今、「日本の木材」が見直されているワケとは? 木材が燃えやすいというのは、過去の話だった
健全な循環利用が森林を守る
そもそも森林には、二酸化炭素の吸収、水資源の貯留などさまざまな機能が備わっている。とりわけ近年、多発する自然災害に対しては、雨水を蓄積する効果によって、豪雨などによる洪水の発生を抑えるほか、木々が地中に広く根を張ることで土壌が安定し、土砂崩れを防ぐなどの効果がある。
世間では環境保護のために森林伐採は控えるべきだという議論もあるが、実は森林の効果を最大化するには、適切な手入れ(間伐)と伐採、植樹を繰り返すというサイクルが必要なのだ。

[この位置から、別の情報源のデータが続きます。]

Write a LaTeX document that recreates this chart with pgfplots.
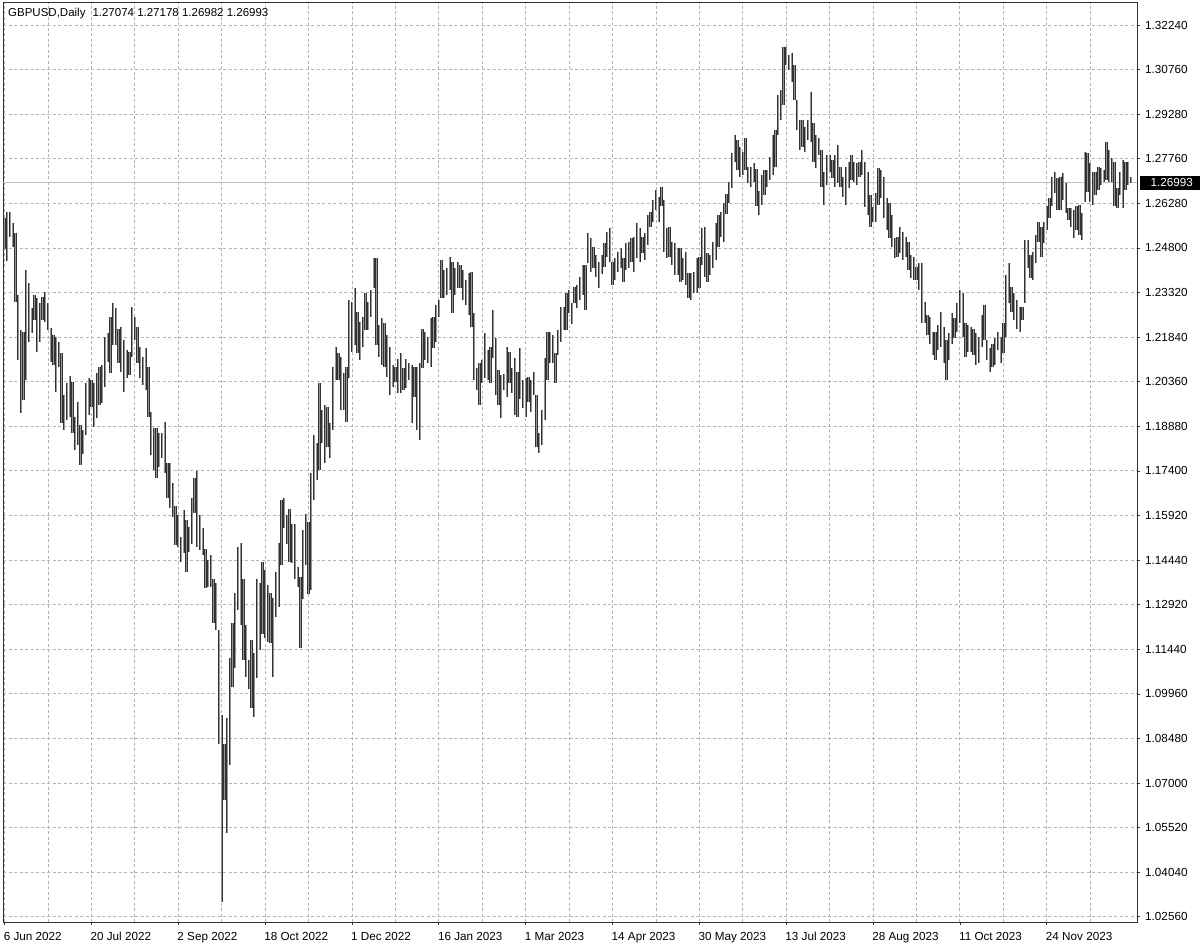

木材を使用することは、香りや手触りで気持ちを和らげたり、清涼感を与えたりと、人の感性にさまざまな効果を与えてくれるだけではなく、地球温暖化防止や環境保全のために掲げられているSDGs(持続可能な開発目標)を実現することにもつながる。
そうした中、国産材を使って、街の活性化を図っているのが「ノーザンステーションゲート秋田」プロジェクトを推進するJR東日本秋田支社だ。同プロジェクトでは、JR秋田駅を観光の拠点にするため、観光案内所、待合ラウンジの内装や家具、駐車場ビルや東西連絡自由通路のファサードなどに秋田県の名産品の1つである「秋田杉」を使用することで木質化を行ってきた。
その狙いについて同社地域活性化推進室長の田口義則氏に話を聞いた。
「これまで駅の待合室というのは、主に列車を待たれる方やお出迎えにいらっしゃる方が待つために存在していました。しかし私たちは、秋田駅を日常における生活や観光の情報発信拠点として、ぬくもりのあるコミュニティーを築ける場にしたいと考えたのです」
同プロジェクトは秋田県、秋田市、JR東日本の3者連携協定によって2015年からスタートしたもの。木質化は、秋田県から秋田杉活用の実証実験要請を受けていた秋田公立美術大学の小杉栄次郎教授より、「秋田駅をモデル事業で使ってみたい」という申し出があったことがきっかけだ。そこから秋田市の中心市街地の基本計画が策定されるに当たり、どのように秋田駅前をリニューアルしていくのかという議論が始まった。